What the task asks:
Your task is to copy the material exactly.

━━━━

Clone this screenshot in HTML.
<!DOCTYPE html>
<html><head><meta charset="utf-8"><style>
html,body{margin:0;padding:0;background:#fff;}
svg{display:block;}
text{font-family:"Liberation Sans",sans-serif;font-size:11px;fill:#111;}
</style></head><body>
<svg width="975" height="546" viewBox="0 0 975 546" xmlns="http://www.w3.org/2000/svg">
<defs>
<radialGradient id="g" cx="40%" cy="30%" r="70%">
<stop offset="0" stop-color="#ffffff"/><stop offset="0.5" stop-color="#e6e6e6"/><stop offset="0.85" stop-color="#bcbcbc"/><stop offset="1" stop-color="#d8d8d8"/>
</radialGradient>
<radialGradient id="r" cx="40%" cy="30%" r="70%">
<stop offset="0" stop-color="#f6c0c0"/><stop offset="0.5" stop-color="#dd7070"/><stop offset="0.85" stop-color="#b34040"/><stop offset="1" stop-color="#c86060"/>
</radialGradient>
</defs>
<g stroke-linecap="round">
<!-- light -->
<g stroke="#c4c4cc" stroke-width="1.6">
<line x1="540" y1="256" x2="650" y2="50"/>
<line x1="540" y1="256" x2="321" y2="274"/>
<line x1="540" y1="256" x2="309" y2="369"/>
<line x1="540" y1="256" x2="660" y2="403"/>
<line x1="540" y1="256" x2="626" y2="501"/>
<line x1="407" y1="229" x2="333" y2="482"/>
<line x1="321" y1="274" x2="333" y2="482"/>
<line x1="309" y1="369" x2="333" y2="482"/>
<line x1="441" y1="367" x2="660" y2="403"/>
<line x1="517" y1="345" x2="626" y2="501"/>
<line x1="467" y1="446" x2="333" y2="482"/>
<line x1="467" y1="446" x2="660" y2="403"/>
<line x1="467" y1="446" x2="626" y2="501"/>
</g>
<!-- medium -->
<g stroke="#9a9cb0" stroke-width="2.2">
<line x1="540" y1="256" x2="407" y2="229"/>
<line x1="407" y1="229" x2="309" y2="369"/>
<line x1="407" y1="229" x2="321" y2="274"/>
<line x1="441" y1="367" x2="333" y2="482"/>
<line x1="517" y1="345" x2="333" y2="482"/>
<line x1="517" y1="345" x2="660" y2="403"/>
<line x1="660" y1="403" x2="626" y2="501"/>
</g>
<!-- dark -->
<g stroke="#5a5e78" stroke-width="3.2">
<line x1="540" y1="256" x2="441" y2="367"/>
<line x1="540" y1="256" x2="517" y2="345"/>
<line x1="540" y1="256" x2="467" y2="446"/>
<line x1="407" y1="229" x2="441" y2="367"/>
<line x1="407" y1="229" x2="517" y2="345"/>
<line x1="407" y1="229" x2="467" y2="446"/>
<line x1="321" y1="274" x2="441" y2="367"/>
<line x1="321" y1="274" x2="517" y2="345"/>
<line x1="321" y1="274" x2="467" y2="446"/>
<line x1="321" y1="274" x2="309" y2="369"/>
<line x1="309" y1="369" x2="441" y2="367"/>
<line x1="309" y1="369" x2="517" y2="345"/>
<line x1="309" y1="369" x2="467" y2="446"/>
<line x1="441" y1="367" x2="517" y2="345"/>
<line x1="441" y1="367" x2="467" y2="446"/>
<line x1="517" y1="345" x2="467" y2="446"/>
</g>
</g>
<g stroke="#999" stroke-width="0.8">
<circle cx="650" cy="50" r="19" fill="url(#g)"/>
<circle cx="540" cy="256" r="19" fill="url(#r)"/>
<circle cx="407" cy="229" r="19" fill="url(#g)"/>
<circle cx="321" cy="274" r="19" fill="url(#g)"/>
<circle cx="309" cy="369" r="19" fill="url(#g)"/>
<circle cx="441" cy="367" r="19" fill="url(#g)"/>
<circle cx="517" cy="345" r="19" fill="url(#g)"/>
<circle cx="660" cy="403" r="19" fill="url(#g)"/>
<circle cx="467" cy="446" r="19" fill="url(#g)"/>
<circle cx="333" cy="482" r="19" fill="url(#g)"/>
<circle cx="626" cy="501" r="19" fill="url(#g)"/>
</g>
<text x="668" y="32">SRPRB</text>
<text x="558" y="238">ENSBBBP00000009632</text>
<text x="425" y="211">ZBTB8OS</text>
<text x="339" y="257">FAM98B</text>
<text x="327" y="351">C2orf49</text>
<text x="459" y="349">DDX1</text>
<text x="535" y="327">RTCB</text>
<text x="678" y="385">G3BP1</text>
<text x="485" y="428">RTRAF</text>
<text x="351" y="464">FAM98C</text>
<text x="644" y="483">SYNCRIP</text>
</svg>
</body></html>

━━━━

The output:
Clone this screenshot in HTML.
<!DOCTYPE html>
<html><head><meta charset="utf-8"><style>
html,body{margin:0;padding:0;background:#fff;}
svg{display:block;}
text{font-family:"Liberation Sans",sans-serif;font-size:11px;fill:#111;}
</style></head><body>
<svg width="975" height="546" viewBox="0 0 975 546" xmlns="http://www.w3.org/2000/svg">
<defs>
<radialGradient id="g" cx="40%" cy="30%" r="70%">
<stop offset="0" stop-color="#ffffff"/><stop offset="0.5" stop-color="#e6e6e6"/><stop offset="0.85" stop-color="#bcbcbc"/><stop offset="1" stop-color="#d8d8d8"/>
</radialGradient>
<radialGradient id="r" cx="40%" cy="30%" r="70%">
<stop offset="0" stop-color="#f6c0c0"/><stop offset="0.5" stop-color="#dd7070"/><stop offset="0.85" stop-color="#b34040"/><stop offset="1" stop-color="#c86060"/>
</radialGradient>
</defs>
<g stroke-linecap="round">
<!-- light -->
<g stroke="#c4c4cc" stroke-width="1.6">
<line x1="540" y1="256" x2="650" y2="50"/>
<line x1="540" y1="256" x2="321" y2="274"/>
<line x1="540" y1="256" x2="309" y2="369"/>
<line x1="540" y1="256" x2="660" y2="403"/>
<line x1="540" y1="256" x2="626" y2="501"/>
<line x1="407" y1="229" x2="333" y2="482"/>
<line x1="321" y1="274" x2="333" y2="482"/>
<line x1="309" y1="369" x2="333" y2="482"/>
<line x1="441" y1="367" x2="660" y2="403"/>
<line x1="517" y1="345" x2="626" y2="501"/>
<line x1="467" y1="446" x2="333" y2="482"/>
<line x1="467" y1="446" x2="660" y2="403"/>
<line x1="467" y1="446" x2="626" y2="501"/>
</g>
<!-- medium -->
<g stroke="#9a9cb0" stroke-width="2.2">
<line x1="540" y1="256" x2="407" y2="229"/>
<line x1="407" y1="229" x2="309" y2="369"/>
<line x1="407" y1="229" x2="321" y2="274"/>
<line x1="441" y1="367" x2="333" y2="482"/>
<line x1="517" y1="345" x2="333" y2="482"/>
<line x1="517" y1="345" x2="660" y2="403"/>
<line x1="660" y1="403" x2="626" y2="501"/>
</g>
<!-- dark -->
<g stroke="#5a5e78" stroke-width="3.2">
<line x1="540" y1="256" x2="441" y2="367"/>
<line x1="540" y1="256" x2="517" y2="345"/>
<line x1="540" y1="256" x2="467" y2="446"/>
<line x1="407" y1="229" x2="441" y2="367"/>
<line x1="407" y1="229" x2="517" y2="345"/>
<line x1="407" y1="229" x2="467" y2="446"/>
<line x1="321" y1="274" x2="441" y2="367"/>
<line x1="321" y1="274" x2="517" y2="345"/>
<line x1="321" y1="274" x2="467" y2="446"/>
<line x1="321" y1="274" x2="309" y2="369"/>
<line x1="309" y1="369" x2="441" y2="367"/>
<line x1="309" y1="369" x2="517" y2="345"/>
<line x1="309" y1="369" x2="467" y2="446"/>
<line x1="441" y1="367" x2="517" y2="345"/>
<line x1="441" y1="367" x2="467" y2="446"/>
<line x1="517" y1="345" x2="467" y2="446"/>
</g>
</g>
<g stroke="#999" stroke-width="0.8">
<circle cx="650" cy="50" r="19" fill="url(#g)"/>
<circle cx="540" cy="256" r="19" fill="url(#r)"/>
<circle cx="407" cy="229" r="19" fill="url(#g)"/>
<circle cx="321" cy="274" r="19" fill="url(#g)"/>
<circle cx="309" cy="369" r="19" fill="url(#g)"/>
<circle cx="441" cy="367" r="19" fill="url(#g)"/>
<circle cx="517" cy="345" r="19" fill="url(#g)"/>
<circle cx="660" cy="403" r="19" fill="url(#g)"/>
<circle cx="467" cy="446" r="19" fill="url(#g)"/>
<circle cx="333" cy="482" r="19" fill="url(#g)"/>
<circle cx="626" cy="501" r="19" fill="url(#g)"/>
</g>
<text x="668" y="32">SRPRB</text>
<text x="558" y="238">ENSBBBP00000009632</text>
<text x="425" y="211">ZBTB8OS</text>
<text x="339" y="257">FAM98B</text>
<text x="327" y="351">C2orf49</text>
<text x="459" y="349">DDX1</text>
<text x="535" y="327">RTCB</text>
<text x="678" y="385">G3BP1</text>
<text x="485" y="428">RTRAF</text>
<text x="351" y="464">FAM98C</text>
<text x="644" y="483">SYNCRIP</text>
</svg>
</body></html>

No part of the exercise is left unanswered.